Dizem que tenho Alma de poeta. É possível, mas para além de poeta, sou mulher, fui criança, sou ser humano. Na grande maioria das vezes vejo e sinto coisas que só sei expressar por palavras, por imagens. É um jeito de ser... é o meu jeito de pôr a Alma no scriptum...

sábado, 5 de fevereiro de 2011

A escrevente




Sento-me, acendo a luz da secretária e viro-a para a parede. Necessito da sensação de escuro (talvez o ambiente seja essencial, não sei) como que a criar um espaço onde possa estar em sossego; só eu e o que estiver para vir. 
Geralmente não penso muito sobre o assunto: as palavras, as ideias, as imagens passeiam comigo (ou em mim) enquanto vou escrevendo, como se dialogassem comigo  (tal e qual como quando vi esta a imagem: foi como se me perguntassem: porque é que escreves?)
" Porque é que escrevo" (sorri): não sei; eis a resposta mais sincera que já dei a mim mesma. Sinceramente não sei. 
A música toca baixinho - lá mais atrás, num qualquer posto regional - e nem sequer consigo definir muito bem qual é a canção. 
Fará sentindo? 
Escrever sem saber porquê; toda a gente escreve (qualquer coisa pelo menos) e isso não faz dela uma escritora. Talvez uma escrevente (sim provavelmente será isso que sou, uma escrevente), dependente desta necessidade de me encontrar comigo e formar palavras que façam sentido para outros, ou não; não sei sequer se me farão sentido um dia. 
Não gosto de me encontrar com as minhas palavras: por isso calo muitas vezes a voz, para me encontrar de novo com as mesmas ideias em silêncio. É mais fácil assim, não fazem barulho; o que no fundo é uma incongruência, já que existe sempre demasiado barulho nos locais onde se encontra a minha voz. 
De tantas e tantas coisas escritas que se perderam (e a que dei asas e que hoje já não são realmente minhas) é assim neste formato que elas mais me satisfazem, porque não tenho verdadeiramente que me confrontar com o que já foi feito, se não quiser. Aqui tudo é de todos e não sou obrigada a reclamar algo que não sei sequer se realmente me pertence. 
Renasço em cada história, em cada devaneio que me escorre dos lábios quietos, sem um único movimento ou som que não seja a bater do teclado; toma corpo algo que no momento em que é escrito deixa imediatamente de ser meu. Quase como um parto, em que a mãe se esforça para lançar ao mundo algo, que a cada instante que passa, se torna mais e mais distante de si, que o gerou e lhe deu vida.
Não necessito de muita coisa para escrever, mas necessito da escrita para me sentir viva (até para sentir). Como se cada palavra fosse um sopro de vida, um novo fôlego, uma nova esperança de realizar algo que não sei o que é; mas é, ou sou. 
Escrevo porque me sinto viva. Vive um pouco mais de mim , longe de mim em cada coisa que escrevo: assim tento reinventar-me todos os dias. 
 A cada nova história um novo eu toma forma e cor, e dou um pouco de mim para cada um que se encontre nas minhas palavras.

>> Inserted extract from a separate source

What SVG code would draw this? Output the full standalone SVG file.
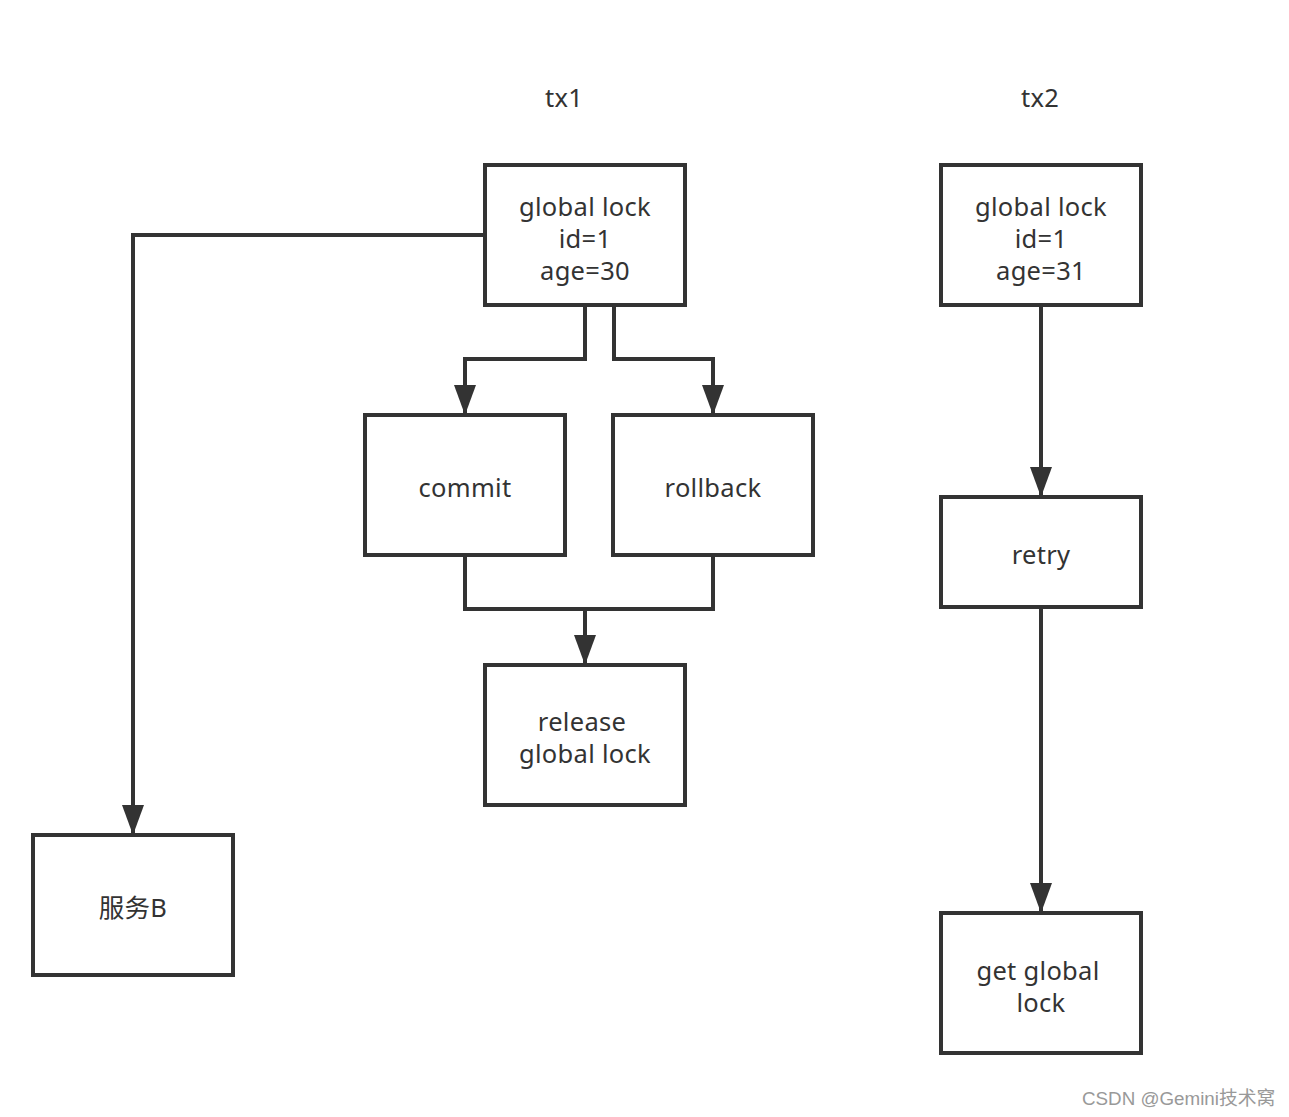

O primeiro dia - Sérgio Godinho


A principio é simples, anda-se sózinho
passa-se nas ruas bem devagarinho
está-se bem no silêncio e no borborinho
bebe-se as certezas num copo de vinho
e vem-nos à memória uma frase batida
hoje é o primeiro dia do resto da tua vida


Pouco a pouco o passo faz-se vagabundo
dá-se a volta ao medo, dá-se a volta ao mundo
diz-se do passado, que está moribundo
bebe-se o alento num copo sem fundo
e vem-nos à memória uma frase batida
hoje é o primeiro dia do resto da tua vida


E é então que amigos nos oferecem leito
entra-se cansado e sai-se refeito
luta-se por tudo o que se leva a peito
bebe-se, come-se e alguém nos diz: bom proveito
e vem-nos à memória uma frase batida
hoje é o primeiro dia do resto da tua vida


Depois vêm cansaços e o corpo fraqueja
olha-se para dentro e já pouco sobeja
pede-se o descanso, por curto que seja
apagam-se dúvidas num mar de cerveja
e vem-nos à memória uma frase batida
hoje é o primeiro dia do resto da tua vida


Enfim duma escolha faz-se um desafio
enfrenta-se a vida de fio a pavio
navega-se sem mar, sem vela ou navio
bebe-se a coragem até dum copo vazio
e vem-nos à memória uma frase batida
hoje é o primeiro dia do resto da tua vida


E entretanto o tempo fez cinza da brasa
e outra maré cheia virá da maré vazia
nasce um novo dia e no braço outra asa
brinda-se aos amores com o vinho da casa
e vem-nos à memória uma frase batida
hoje é o primeiro dia do resto da tua vida.